Extremely Large Antenna Spacing Method for Enhanced Wideband Near-Field Sensing

TL;DR

This paper introduces an extremely large antenna spacing method for wideband near-field sensing, enabling high-resolution localization with fewer antennas by exploiting near-field effects and super-resolution regions.

Contribution

It proposes an ELAS design for MIMO-OFDM systems that achieves large apertures with few antennas, avoiding grating lobes and enhancing near-field sensing capabilities.

Findings

Significant localization accuracy improvements in near-field conditions.

ELAS design reduces the number of antennas needed for large apertures.
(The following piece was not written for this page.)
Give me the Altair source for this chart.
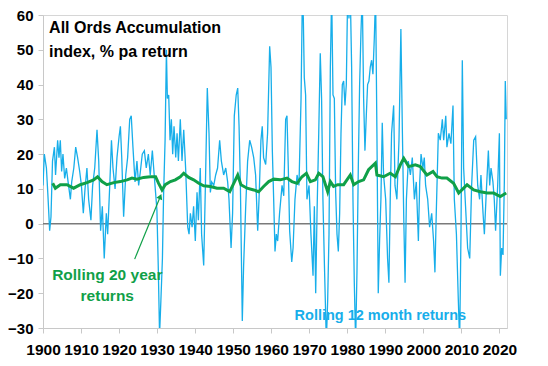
import altair as alt
import pandas as pd

# Rolling 12 month returns (% pa)
blue_years = [1900.0, 1900.35, 1900.9, 1901.3, 1901.75, 1902.1, 1902.5, 1903.0, 1903.3, 1903.85,
              1904.2, 1904.55, 1904.9, 1905.25, 1905.7, 1906.15, 1906.6, 1907.2, 1907.55, 1908.1,
              1908.6, 1909.1, 1909.65, 1910.1, 1910.6, 1911.05, 1911.55, 1912.0, 1912.6, 1913.05,
              1913.6, 1914.2, 1914.65, 1915.15, 1915.6, 1916.1, 1916.65, 1917.0, 1917.55, 1918.0,
              1918.4, 1918.95, 1919.45, 1920.0, 1920.35, 1920.7, 1921.2, 1921.75, 1922.25, 1922.8,
              1923.2, 1923.65, 1924.2, 1924.7, 1925.15, 1925.6, 1926.1, 1926.65, 1927.15, 1927.7,
              1928.2, 1928.75, 1929.1, 1929.45, 1929.95, 1930.3, 1930.65, 1931.0, 1931.4, 1931.7,
              1932.1, 1932.45, 1932.7, 1933.05, 1933.4, 1933.75, 1934.1, 1934.45, 1934.9, 1935.25,
              1935.6, 1936.1, 1936.55, 1937.0, 1937.5, 1938.05, 1938.4, 1938.75, 1939.2, 1939.6,
              1940.05, 1940.5, 1940.85, 1941.35, 1941.7, 1942.25, 1942.7, 1943.2, 1943.65, 1944.0,
              1944.35, 1944.9, 1945.4, 1945.9, 1946.45, 1946.9, 1947.5, 1948.05, 1948.55, 1948.9,
              1949.45, 1949.85, 1950.3, 1950.8, 1951.2, 1951.55, 1951.9, 1952.4, 1952.75, 1953.3,
              1953.8, 1954.35, 1954.85, 1955.4, 1955.9, 1956.45, 1956.8, 1957.3, 1957.65, 1958.0,
              1958.55, 1959.05, 1959.6, 1959.95, 1960.3, 1960.65, 1961.0, 1961.35, 1961.7, 1962.2,
              1962.85, 1963.3, 1963.8, 1964.15, 1964.5, 1964.85, 1965.4, 1965.75, 1966.25, 1966.8,
              1967.3, 1967.85, 1968.2, 1968.45, 1968.7, 1969.05, 1969.4, 1969.95, 1970.45, 1971.0,
              1971.35, 1971.7, 1972.05, 1972.5, 1972.9, 1973.25, 1973.6, 1974.0, 1974.5, 1974.85,
              1975.2, 1975.55, 1975.9, 1976.25, 1976.6, 1976.95, 1977.3, 1977.65, 1978.0, 1978.35,
              1978.7, 1979.05, 1979.4, 1979.75, 1980.1, 1980.45, 1980.8, 1981.15, 1981.5, 1981.85,
              1982.2, 1982.55, 1982.9, 1983.25, 1983.6, 1983.95, 1984.3, 1984.65, 1985.0, 1985.35,
              1985.7, 1986.05, 1986.4, 1986.75, 1987.1, 1987.45, 1987.8, 1988.15, 1988.5, 1988.85,
              1989.2, 1989.55, 1990.1, 1990.6, 1990.95, 1991.3, 1991.65, 1992.2, 1992.55, 1993.05,
              1993.6, 1994.1, 1994.5, 1994.85, 1995.2, 1995.55, 1996.05, 1996.6, 1997.1, 1997.65,
              1998.15, 1998.7, 1999.05, 1999.4, 1999.9, 2000.25, 2000.6, 2001.15, 2001.65, 2002.2,
              2002.7, 2003.05, 2003.4, 2003.95, 2004.45, 2005.0, 2005.35, 2005.9, 2006.2, 2006.75,
              2007.25, 2007.8, 2008.15, 2008.7, 2009.2, 2009.55, 2009.9, 2010.25, 2010.6, 2011.1,
              2011.65, 2012.2, 2012.7, 2013.25, 2013.75, 2014.3, 2014.8, 2015.15, 2015.7, 2016.05,
              2016.55, 2017.1, 2017.45, 2017.8, 2018.3, 2018.65, 2019.0, 2019.55, 2020.0, 2020.25,
              2020.6, 2020.95, 2021.3, 2021.55, 2021.8]
blue_vals = [11, 20, 16, 8, -2, 2, 18, 22, 14, 24,
             19, 24, 15, 20, 13, 16, 12, 7, 12, 16,
             22, 19, 15, 11, 3, 10, 16, 7, 1, 11,
             16, 27, 18, -2, 5, -10, 3, -3, 11, 24,
             16, 10, 19, 25, 28, 19, 2, 14, 19, 30,
             31, 22, 12, 18, 11, 15, 20, 21, 16, 20,
             14, 21, 16, 11, 4, -12, -32, -22, -10, 8,
             24, 50, 36, 37, 24, 30, 20, 28, 19, 26,
             18, 30, 18, 27, 16, -1, -3, 3, -1, 5,
             -5, 9, 1, 16, -3, -12, 11, 39, 26, 9,
             12, 11, 14, 16, 24, 18, 14, 16, 12, 7,
             -7, 3, 31, 37, 39, 28, 11, -28, -12, 5,
             18, 24, 22, 19, 14, -2, 7, 24, 28, 19,
             17, 26, 51, 45, 21, 7, -8, -3, -5, 3,
             11, 8, 30, 31, 16, -2, -11, -7, 7, 14,
             11, 36, 66, 59, 42, 37, 7, 11, -3, -15,
             5, -20, 3, 26, 49, 36, 7, -12, -34, -22,
             -3, 45, 66, 37, 36, 9, -3, -8, 3, 26,
             40, 41, 34, 40, 66, 59, 66, 45, 7, -17,
             -34, -14, 16, 40, 55, 66, 36, 21, 31, 40,
             41, 45, 47, 43, 53, 66, 26, -20, -5, 7,
             29, 14, 7, -10, -17, 7, 26, 34, 11, 7,
             24, 56, 26, 2, -17, 7, 18, 14, 19, 7,
             12, -5, 12, 20, 16, 19, 11, 7, -1, 3,
             -5, -14, 3, 26, 24, 30, 24, 31, 22, 26,
             23, 34, 7, -3, -22, -34, -3, 47, 16, 5,
             -7, -10, 11, 24, 25, 11, 7, 14, 3, -3,
             9, 21, 11, 16, 12, 7, -2, 11, 26, -15,
             -7, -9, 12, 41, 30]

# Rolling 20 year returns (% pa)
green_years = [1902.55, 1903.25, 1904.55, 1906.3, 1908.05, 1909.8, 1911.55, 1913.3, 1914.35, 1915.5,
               1916.8, 1918.6, 1920.35, 1922.1, 1923.4, 1924.7, 1926.45, 1928.2, 1929.6, 1930.4,
               1931.3, 1932.15, 1933.5, 1934.8, 1936.1, 1937.0, 1938.3, 1939.6, 1940.95, 1942.25,
               1944.0, 1945.75, 1947.5, 1949.1, 1950.15, 1951.2, 1952.05, 1953.65, 1955.4, 1956.7,
               1958.0, 1959.35, 1960.65, 1962.4, 1964.15, 1965.45, 1966.8, 1968.1, 1969.25, 1970.3,
               1971.6, 1972.5, 1973.6, 1974.85, 1975.55, 1976.4, 1977.5, 1979.05, 1980.8, 1981.7,
               1983.0, 1984.3, 1985.6, 1987.4, 1987.8, 1989.55, 1991.3, 1992.65, 1993.95, 1994.85,
               1996.15, 1997.9, 1999.2, 2000.95, 2002.55, 2003.6, 2004.9, 2006.2, 2007.95, 2009.3,
               2010.6, 2011.5, 2013.25, 2015.0, 2016.75, 2018.5, 2020.25, 2021.8]
green_vals = [11.6, 10.2, 11.2, 11.2, 10.2, 11.2, 11.8, 12.6, 13.5, 12.1,
              11.2, 11.8, 12.1, 12.6, 13.1, 12.8, 13.3, 13.5, 13.5, 11.6,
              9.7, 11.2, 12.1, 12.6, 13.5, 14.5, 13.3, 12.6, 11.6, 10.9,
              10.7, 10.2, 10.2, 9.2, 11.6, 14.0, 11.2, 10.2, 9.7, 9.2,
              10.7, 12.1, 12.8, 12.6, 13.1, 12.1, 11.6, 13.5, 14.5, 12.1,
              12.6, 14.5, 13.5, 9.2, 12.1, 10.7, 11.2, 11.2, 14.0, 11.2,
              12.1, 12.6, 15.5, 17.4, 14.0, 13.5, 14.5, 13.5, 16.9, 18.8,
              16.4, 16.9, 16.4, 14.0, 15.0, 13.5, 13.1, 13.1, 11.6, 8.8,
              10.2, 11.2, 9.7, 9.2, 8.8, 8.8, 7.8, 8.8]

x_ticks = list(range(1900, 2021, 10))
y_ticks = list(range(-30, 61, 10))

# annotations (data coordinates)
label_text = ["All Ords Accumulation", "index, % pa return", "Rolling 20 year", "returns",
              "Rolling 12 month returns"]
label_x = [1901.6, 1901.6, 1916.9, 1916.9, 1988.7]
label_y = [56.3, 49.5, -14.8, -20.8, -26.5]
label_kind = ["title", "title", "green", "green", "blue"]
arrow_x = [1924.1, 1930.85]
arrow_y = [-10.2, 7.8]

BLUE = "#17aeea"
GREEN = "#10a048"
FONT = "Liberation Sans"

blue_df = pd.DataFrame({"year": blue_years, "ret": blue_vals})
green_df = pd.DataFrame({"year": green_years, "ret": green_vals})
lab_df = pd.DataFrame({"x": label_x, "y": label_y, "text": label_text, "kind": label_kind})
arr_df = pd.DataFrame({"x": [arrow_x[0]], "y": [arrow_y[0]], "x2": [arrow_x[1]], "y2": [arrow_y[1]]})
head_df = pd.DataFrame({"x": [arrow_x[1]], "y": [arrow_y[1]]})

xscale = alt.Scale(domain=[1900, 2022], nice=False, zero=False)
yscale = alt.Scale(domain=[-30, 60], nice=False)

xaxis = alt.Axis(values=x_ticks, format="d", title=None)
yaxis = alt.Axis(values=y_ticks, title=None)

zero = alt.Chart(pd.DataFrame({"v": [0]})).mark_rule(color="#7a7a7a", strokeWidth=1.5).encode(
    y=alt.Y("v:Q", scale=yscale, axis=yaxis))

blue = alt.Chart(blue_df).mark_line(color=BLUE, strokeWidth=1.3, clip=True).encode(
    x=alt.X("year:Q", scale=xscale, axis=xaxis), y=alt.Y("ret:Q", scale=yscale, axis=yaxis))

green = alt.Chart(green_df).mark_line(color=GREEN, strokeWidth=3, clip=True).encode(
    x=alt.X("year:Q", scale=xscale, axis=xaxis), y=alt.Y("ret:Q", scale=yscale, axis=yaxis))

arrow = alt.Chart(arr_df).mark_rule(color=GREEN, strokeWidth=1.2).encode(
    x=alt.X("x:Q", scale=xscale, axis=xaxis), y=alt.Y("y:Q", scale=yscale, axis=yaxis),
    x2="x2:Q", y2="y2:Q")
head = alt.Chart(head_df).mark_point(shape="triangle-up", filled=True, color=GREEN, size=40,
                                     angle=23, opacity=1).encode(
    x=alt.X("x:Q", scale=xscale, axis=xaxis), y=alt.Y("y:Q", scale=yscale, axis=yaxis))

def txt(kind, align, size, color):
    return alt.Chart(lab_df[lab_df.kind == kind]).mark_text(
        align=align, baseline="middle", font=FONT, fontSize=size, fontWeight="bold",
        color=color).encode(
        x=alt.X("x:Q", scale=xscale, axis=xaxis), y=alt.Y("y:Q", scale=yscale, axis=yaxis),
        text="text:N")

title_txt = txt("title", "left", 16, "black")
green_txt = txt("green", "center", 15.5, GREEN)
blue_txt = txt("blue", "center", 14.5, BLUE)

chart = alt.layer(zero, blue, green, arrow, head, title_txt, green_txt, blue_txt).properties(
    width=464, height=313,
    autosize=alt.AutoSizeParams(type="none"),
    padding={"left": 35, "top": 7, "right": 33, "bottom": 30},
    background="white",
).configure_view(stroke="#d6d6d6", strokeWidth=1
).configure_axis(
    grid=False, labelFont=FONT, labelFontWeight="bold", labelColor="black",
    domainColor="#c8c8c8", tickColor="#c8c8c8", tickSize=5, labelOverlap=False,
    labelFlush=False, labelBound=False,
).configure_axisX(labelFontSize=15.5, labelPadding=9
).configure_axisY(labelFontSize=15, labelPadding=5)

chart.save("out.html", embed_options={"renderer": "svg", "actions": False})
Enhanced resolution surpassing classical bandwidth limits.

Abstract

This paper proposes a monostatic wideband system for integrated sensing and communication (ISAC) at millimeter-wave frequencies, based on multiple-input multiple-output (MIMO) orthogonal frequency-division multiplexing (OFDM). The system operates in a hybrid near-/far-field regime. The transmitter (Tx) operates in the far field (FF) and uses low-complexity beam steering. The receiver (Rx), on the other hand, operates in a pervasive near field (NF), enabled by a very large effective array aperture. To enable a fully digital implementation, we introduce an extremely large antenna spacing (ELAS) design. This design attains the required aperture with only a few widely spaced antenna elements while avoiding grating lobes in the composite Tx-Rx response. We analytically characterize the NF range-angle response of this architecture and study the interplay between NF effects and waveform bandwidth. This leads to the definition of a super-resolution region, where NF propagation at the Rx dominates the achievable range resolution and surpasses the classical, bandwidth-limited resolution. As a case study, we consider an extended target modeled as a collection of scatterers and assess localization performance via maximum-likelihood estimation. Numerical results evaluated in terms of root mean square error (RMSE) and generalized optimal sub-pattern assignment (GOSPA) show that operating in NF conditions with the ELAS-based design yields significant gains compared to a conventional FF baseline at both the Tx and Rx.